There may be no industry that relies on their customer data more than those in finance. With more and more people accessing data in ways that weren’t possible just a decade ago, banks, insurance companies, and other financial institutions are increasingly turning to Data Integration software to gain new ways of deriving insights from their customers. No longer can growing financial organizations rely on anything but automating their data processes to ensure complete control over the data they need to better serve their constituents. NGDATA recently published a really interesting article offering 50 tips financial institutions should use for optimizing customer Data Integration. We’ve taken the liberty to select the 5 we see as most important, explaining why as a result.

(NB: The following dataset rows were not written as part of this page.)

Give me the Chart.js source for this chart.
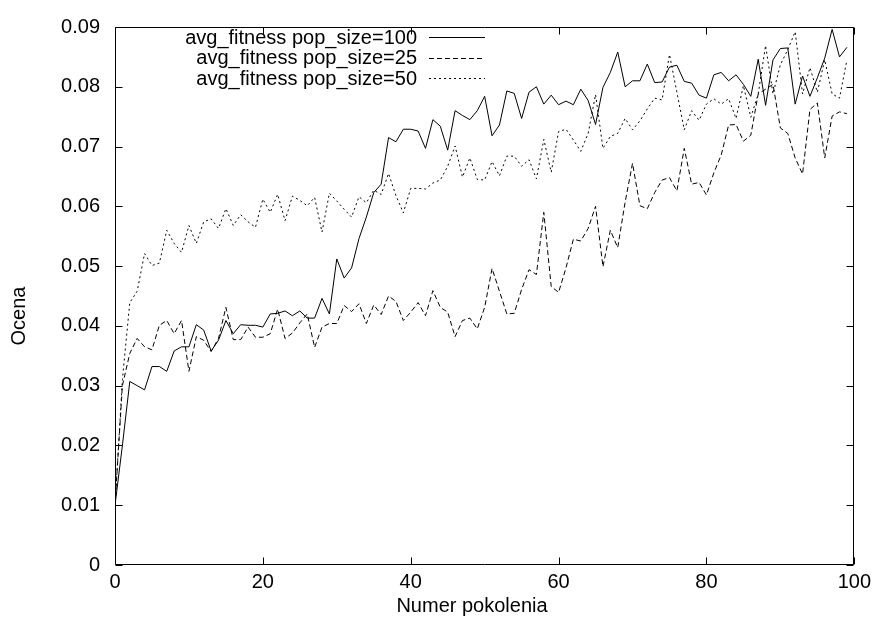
<!DOCTYPE html>
<html>
<head>
<meta charset="utf-8">
<script src="https://cdn.jsdelivr.net/npm/chart.js@4"></script>
<style>
html,body{margin:0;padding:0;background:#fff;}
#wrap{width:876px;height:626px;}
</style>
</head>
<body>
<div id="wrap"><canvas id="c" width="876" height="626"></canvas></div>
<script>
const generations = [0,1,2,3,4,5,6,7,8,9,10,11,12,13,14,15,16,17,18,19,20,21,22,23,24,25,26,27,28,29,30,31,32,33,34,35,36,37,38,39,40,41,42,43,44,45,46,47,48,49,50,51,52,53,54,55,56,57,58,59,60,61,62,63,64,65,66,67,68,69,70,71,72,73,74,75,76,77,78,79,80,81,82,83,84,85,86,87,88,89,90,91,92,93,94,95,96,97,98,99];

const fitness100 = [0.0100,0.0200,0.0307,0.0300,0.0293,0.0332,0.0332,0.0324,0.0358,0.0365,
0.0365,0.0402,0.0393,0.0358,0.0376,0.0409,0.0387,0.0402,0.0401,0.0401,
0.0398,0.0420,0.0421,0.0425,0.0417,0.0425,0.0413,0.0413,0.0446,0.0420,
0.0512,0.0480,0.0497,0.0546,0.0582,0.0623,0.0637,0.0715,0.0708,0.0729,
0.0729,0.0726,0.0697,0.0745,0.0734,0.0694,0.0760,0.0752,0.0745,0.0760,
0.0784,0.0718,0.0736,0.0793,0.0789,0.0747,0.0791,0.0800,0.0771,0.0786,
0.0770,0.0776,0.0770,0.0796,0.0777,0.0737,0.0799,0.0824,0.0858,0.0800,
0.0810,0.0810,0.0838,0.0807,0.0808,0.0833,0.0836,0.0809,0.0806,0.0786,
0.0781,0.0820,0.0824,0.0810,0.0820,0.0804,0.0784,0.0846,0.0769,0.0845,
0.0864,0.0865,0.0771,0.0818,0.0784,0.0815,0.0848,0.0896,0.0850,0.0866];

const fitness25 = [0.0100,0.0300,0.0354,0.0379,0.0365,0.0360,0.0401,0.0409,0.0387,0.0409,
0.0324,0.0382,0.0376,0.0357,0.0379,0.0431,0.0377,0.0377,0.0398,0.0381,
0.0381,0.0387,0.0428,0.0379,0.0388,0.0405,0.0420,0.0364,0.0398,0.0404,
0.0404,0.0434,0.0424,0.0437,0.0404,0.0435,0.0419,0.0450,0.0441,0.0409,
0.0423,0.0439,0.0417,0.0459,0.0431,0.0423,0.0382,0.0409,0.0413,0.0395,
0.0431,0.0496,0.0458,0.0420,0.0421,0.0461,0.0494,0.0486,0.0590,0.0466,
0.0456,0.0497,0.0545,0.0542,0.0563,0.0600,0.0499,0.0560,0.0531,0.0607,
0.0672,0.0601,0.0596,0.0623,0.0644,0.0648,0.0626,0.0697,0.0637,0.0640,
0.0619,0.0656,0.0686,0.0736,0.0737,0.0709,0.0719,0.0788,0.0796,0.0804,
0.0731,0.0722,0.0681,0.0654,0.0762,0.0773,0.0681,0.0751,0.0758,0.0755];

const fitness50 = [0.0100,0.0310,0.0439,0.0458,0.0521,0.0501,0.0505,0.0560,0.0538,0.0523,
0.0568,0.0538,0.0574,0.0579,0.0563,0.0596,0.0568,0.0586,0.0574,0.0565,
0.0612,0.0590,0.0620,0.0576,0.0617,0.0610,0.0601,0.0615,0.0557,0.0622,
0.0609,0.0595,0.0582,0.0616,0.0606,0.0627,0.0620,0.0655,0.0618,0.0589,
0.0630,0.0630,0.0629,0.0639,0.0644,0.0667,0.0701,0.0649,0.0681,0.0645,
0.0644,0.0675,0.0651,0.0684,0.0684,0.0667,0.0678,0.0646,0.0712,0.0657,
0.0725,0.0729,0.0711,0.0692,0.0722,0.0787,0.0697,0.0717,0.0722,0.0747,
0.0728,0.0743,0.0763,0.0781,0.0778,0.0854,0.0791,0.0728,0.0760,0.0744,
0.0771,0.0780,0.0771,0.0780,0.0747,0.0802,0.0749,0.0788,0.0869,0.0788,
0.0837,0.0862,0.0892,0.0788,0.0832,0.0791,0.0845,0.0788,0.0781,0.0845];

const seriesLabels = ['avg_fitness pop_size=100','avg_fitness pop_size=25','avg_fitness pop_size=50'];
const xTickValues = [0,20,40,60,80,100];
const xTickLabels = ['0','20','40','60','80','100'];
const yTickValues = [0,0.01,0.02,0.03,0.04,0.05,0.06,0.07,0.08,0.09];
const yTickLabels = ['0','0.01','0.02','0.03','0.04','0.05','0.06','0.07','0.08','0.09'];
const xAxisTitle = 'Numer pokolenia';
const yAxisTitle = 'Ocena';

const FONT = {family:'"Liberation Sans", Arial, Helvetica, sans-serif', size:20};

function toPoints(vals){ return generations.map((g,i)=>({x:g,y:vals[i]})); }

const framePlugin = {
  id:'frame',
  afterDatasetsDraw(chart){
    const {ctx, chartArea:a, scales} = chart;
    const L=Math.round(a.left)+0.5, R=Math.round(a.right)-0.5, T=Math.round(a.top)+0.5, B=Math.round(a.bottom)-0.5;
    ctx.save();
    ctx.strokeStyle='#000';
    ctx.lineWidth=1;
    ctx.setLineDash([]);
    ctx.beginPath();
    ctx.rect(L,T,R-L,B-T);
    const tl=7;
    xTickValues.forEach(v=>{
      const p=Math.round(scales.x.getPixelForValue(v))+0.5;
      ctx.moveTo(p,B); ctx.lineTo(p,B-tl);
      ctx.moveTo(p,T); ctx.lineTo(p,T+tl);
    });
    yTickValues.forEach(v=>{
      const p=Math.round(scales.y.getPixelForValue(v))+0.5;
      ctx.moveTo(L,p); ctx.lineTo(L+tl,p);
      ctx.moveTo(R,p); ctx.lineTo(R-tl,p);
    });
    ctx.stroke();

    ctx.font = FONT.size+'px '+FONT.family;
    ctx.fillStyle='#000';
    ctx.textBaseline='middle';

    // legend (gnuplot style: text right-aligned, sample to the right)
    const rows=[37,57.5,78];
    ctx.textAlign='right';
    chart.data.datasets.forEach((ds,i)=>{
      const y=rows[i];
      ctx.fillText(ds.label, 417, y+1);
      ctx.beginPath();
      ctx.setLineDash(ds.borderDash||[]);
      ctx.moveTo(429,Math.round(y)+0.5);
      ctx.lineTo(485,Math.round(y)+0.5);
      ctx.stroke();
    });

    // axis titles
    ctx.setLineDash([]);
    ctx.textAlign='center';
    ctx.fillText(xAxisTitle, 472, 606);
    ctx.save();
    ctx.translate(19, 316);
    ctx.rotate(-Math.PI/2);
    ctx.fillText(yAxisTitle, 0, 0);
    ctx.restore();
    ctx.restore();
  }
};

new Chart(document.getElementById('c'), {
  type:'line',
  data:{
    datasets:[
      {label:seriesLabels[0], data:toPoints(fitness100), borderColor:'#000', borderWidth:1, borderDash:[], pointRadius:0, tension:0, fill:false},
      {label:seriesLabels[1], data:toPoints(fitness25), borderColor:'#000', borderWidth:1, borderDash:[5,3], pointRadius:0, tension:0, fill:false},
      {label:seriesLabels[2], data:toPoints(fitness50), borderColor:'#000', borderWidth:1, borderDash:[2,3], pointRadius:0, tension:0, fill:false}
    ]
  },
  options:{
    responsive:false,
    animation:false,
    devicePixelRatio:1,
    layout:{padding:{top:20,right:21,left:0,bottom:0}},
    plugins:{legend:{display:false}, tooltip:{enabled:false}},
    scales:{
      x:{
        type:'linear', min:0, max:100,
        afterBuildTicks:(s)=>{ s.ticks = xTickValues.map(v=>({value:v})); },
        afterFit:(s)=>{ s.height = 61; },
        ticks:{font:FONT, color:'#000', padding:5, maxRotation:0, autoSkip:false,
          callback:(v)=>{ const i=xTickValues.indexOf(v); return i>=0?xTickLabels[i]:''; }},
        grid:{display:false, drawTicks:false},
        border:{display:false},
        title:{display:false}
      },
      y:{
        type:'linear', min:0, max:0.09,
        afterBuildTicks:(s)=>{ s.ticks = yTickValues.map(v=>({value:v})); },
        afterFit:(s)=>{ s.width = 115; },
        ticks:{font:FONT, color:'#000', padding:15, autoSkip:false,
          callback:(v,i)=>yTickLabels[i]},
        grid:{display:false, drawTicks:false},
        border:{display:false},
        title:{display:false}
      }
    }
  },
  plugins:[framePlugin]
});
</script>
</body>
</html>
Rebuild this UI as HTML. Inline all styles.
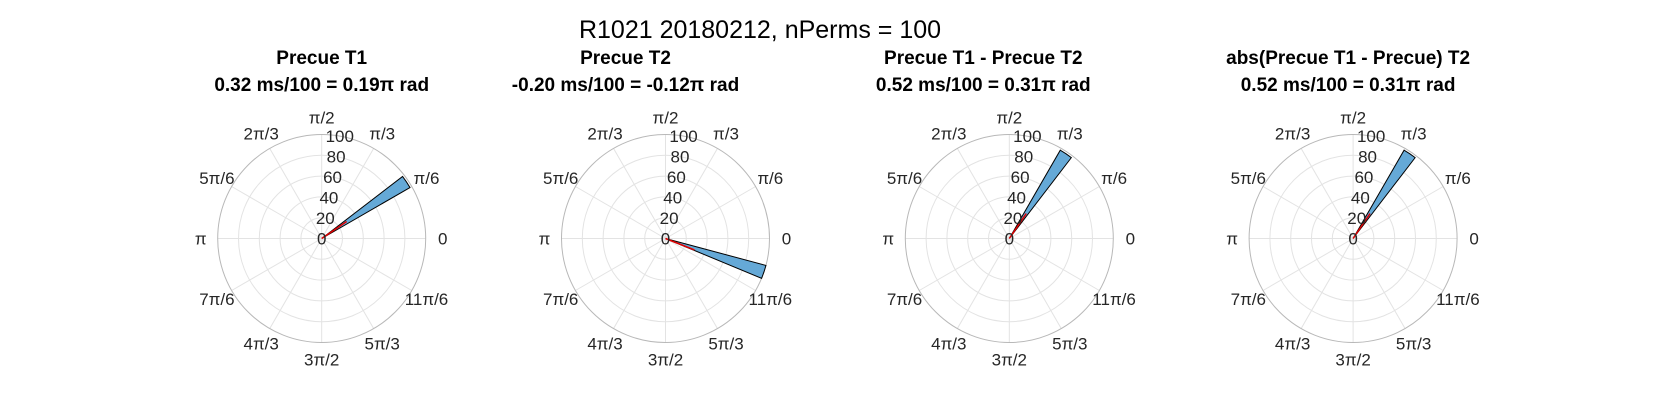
<!DOCTYPE html>
<html><head><meta charset="utf-8"><style>
html,body{margin:0;padding:0;background:#fff;}
svg{display:block;font-family:"Liberation Sans",Arial,sans-serif;}
</style></head><body>
<svg id="fig" width="1667" height="417" viewBox="0 0 1667 417">
<rect width="1667" height="417" fill="#fff"/>
<text x="760" y="38" font-size="25" text-anchor="middle" fill="#000">R1021 20180212, nPerms = 100</text>
</svg>
<script>
const titles1 = ["Precue T1","Precue T2","Precue T1 - Precue T2","abs(Precue T1 - Precue) T2"];
const titles2 = ["0.32 ms/100 = 0.19\u03c0 rad","-0.20 ms/100 = -0.12\u03c0 rad","0.52 ms/100 = 0.31\u03c0 rad","0.52 ms/100 = 0.31\u03c0 rad"];
const binStartsDeg = [30, -22.5, 52.5, 52.5];
const binWidthDeg = 7.5;
const binCounts = [98, 100, 98, 98];
const meanAngles = [0.19, -0.12, 0.31, 0.31]; // in units of pi
const meanLengths = [29, 30, 29, 29];
const rTicks = [0,20,40,60,80,100];
const thetaLabels = ["0","\u03c0/6","\u03c0/3","\u03c0/2","2\u03c0/3","5\u03c0/6","\u03c0","7\u03c0/6","4\u03c0/3","3\u03c0/2","5\u03c0/3","11\u03c0/6"];
const titleOffsets = [0, -40, -26, -5];

const NS="http://www.w3.org/2000/svg";
const svg=document.getElementById('fig');
const cx0=321.7, dx=343.8, cy=238.5, R=104, rMax=100;
function mk(tag,attrs,parent){const e=document.createElementNS(NS,tag);for(const k in attrs)e.setAttribute(k,attrs[k]);(parent||svg).appendChild(e);return e;}
function rs(v){return v/rMax*R;}
function px(cx,r,deg){return cx+r*Math.cos(deg*Math.PI/180);}
function py(r,deg){return cy-r*Math.sin(deg*Math.PI/180);}

for(let i=0;i<4;i++){
  const cx=cx0+i*dx;
  const g=mk('g',{});
  
  
  const tx=cx+titleOffsets[i];
  const t1=mk('text',{x:tx,y:64,'font-size':19,'font-weight':'bold','text-anchor':'middle'},g);
  t1.textContent=titles1[i];
  
  
  const t2=mk('text',{x:tx,y:91,'font-size':19,'font-weight':'bold','text-anchor':'middle'},g);
  t2.textContent=titles2[i];
  
  
  for(let k=0;k<12;k++){
    const a=k*30;
    const l=mk('line',{x1:cx,y1:cy,x2:px(cx,R,a),y2:py(R,a),stroke:'#e3e3e3','stroke-width':1},g);
    
    
  }
  for(let k=1;k<rTicks.length;k++){
    const c=mk('circle',{cx:cx,cy:cy,r:rs(rTicks[k]),fill:'none',stroke:k==rTicks.length-1?'#b8b8b8':'#e3e3e3','stroke-width':1},g);
    
    
  }
  const a0=binStartsDeg[i], a1=a0+binWidthDeg, rv=rs(binCounts[i]);
  const bar=mk('path',{d:`M${cx},${cy} L${px(cx,rv,a0)},${py(rv,a0)} A${rv},${rv} 0 0 0 ${px(cx,rv,a1)},${py(rv,a1)} Z`,fill:'#65a9d7',stroke:'#000','stroke-width':1},g);
  
  
  const ma=meanAngles[i]*180, ml=rs(meanLengths[i]);
  const ln=mk('line',{x1:cx,y1:cy,x2:px(cx,ml,ma),y2:py(ml,ma),stroke:'#e00000','stroke-width':1.5},g);
  
  
  rTicks.forEach(v=>{
    const r=rs(v);
    const t=mk('text',{x:px(cx,r,80),y:py(r,80)+6,'font-size':17,'text-anchor':'middle',fill:'#262626'},g);
    t.textContent=v;
    
    
  });
  thetaLabels.forEach((s,k)=>{
    const a=k*30, rr=R+17;
    const t=mk('text',{x:px(cx,rr,a),y:py(rr,a)+6,'font-size':17,'text-anchor':'middle',fill:'#262626'},g);
    t.textContent=s;
    
    
  });
}
</script>
</body></html>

1. Utilize Data Integration to enhance customer data security
As a highly-regulated industry, the financial sector already has a strict set of guidelines that must be taken into account. In addition, the trust of the customer is and should be the only master of stakeholders in banking and insurance, as one major incident involving sensitive data could spell doom for even the largest organization. Consumers have a seemingly infinite amount of data available to them at any time, thus, financial institutions need to ensure that they are playing on level playing field or risk succumbing to competing businesses. One way to do this is to deploy modern integration tools that can generate clean, high-quality, and governed data.
2. Data Integration should come before the use of Business Intelligence and Data Analytics
If customer data is truly to be an asset for financial institutions, then they need to deploy their Data Integration solutions prior to running the data against an analytics tool. The goal of Data Integration is to create a single, unified view of business data so that it all may be analyzed. In this way, data must be pulled from the many different sources that organizations pull from, cleaned, organized and transformed. Once this has taken place, a Business Intelligence tool can suck up all of the data to answer the specific business question that is being asked. Without all of the most relevant data in one place, analytics will fail to reveal what the business seeks.
3. Data Integration should be used to bolster customer privacy
As I mentioned earlier, financial institutions are nothing without customer confidence in sensitive data remaining safe outside of their grasp. Customers have grown accustomed to doing anything at any time as a result of the mobile revolution, and financial institutions have been a major beneficiary of this. They’ve enabled this by the proper use of Data Integration; ensuring that data is in the right place on-demand and in real-time so that they and their users have unlimited access. Integration tools with niche feature capabilities enable platforms to share data without revealing personal information, which is an absolute must. As a result, customers can feel secure in knowing their data is safe as a direct result of successful Data Integration.
4. Data Integration is essential for those using Big Data
Big Data has been one of the driving forces behind the widespread adoption of Data Integration tools, no matter which industry the business sits in. Think of integration tools as the keys that unlock data sharing between business applications and users, and enterprises. The migration and integration of data from one place to another has allowed for unparalleled data search and discovery, providing financial institutions with the awareness and visibility they crave so that they may better serve their customers. Nearly every type of business is currently dealing with a data explosion in terms of connected data sources and the sheer volume of data that they are now finding to be valuable. So long as this continues (and it will), integration tools will be technological staples.
5. Data Integration breeds Data Quality for banks
Integration software gives financial institutions a complete view of the customer, helping to migrate data from different places inside the organization to a common location where it can be analyzed. Banks, for example, may also want to explore different relationships if they’ve got the authority, perhaps between interest rates and business types. If integration is not properly run prior to the analytics process, there’s a good chance the data is not quality for that specific job. This means that any “insights” that are generated are likely to lead the bank in the wrong direction. Proper integration techniques ensure that quality is achieved, and that only the data that need be run through a BI tool is present.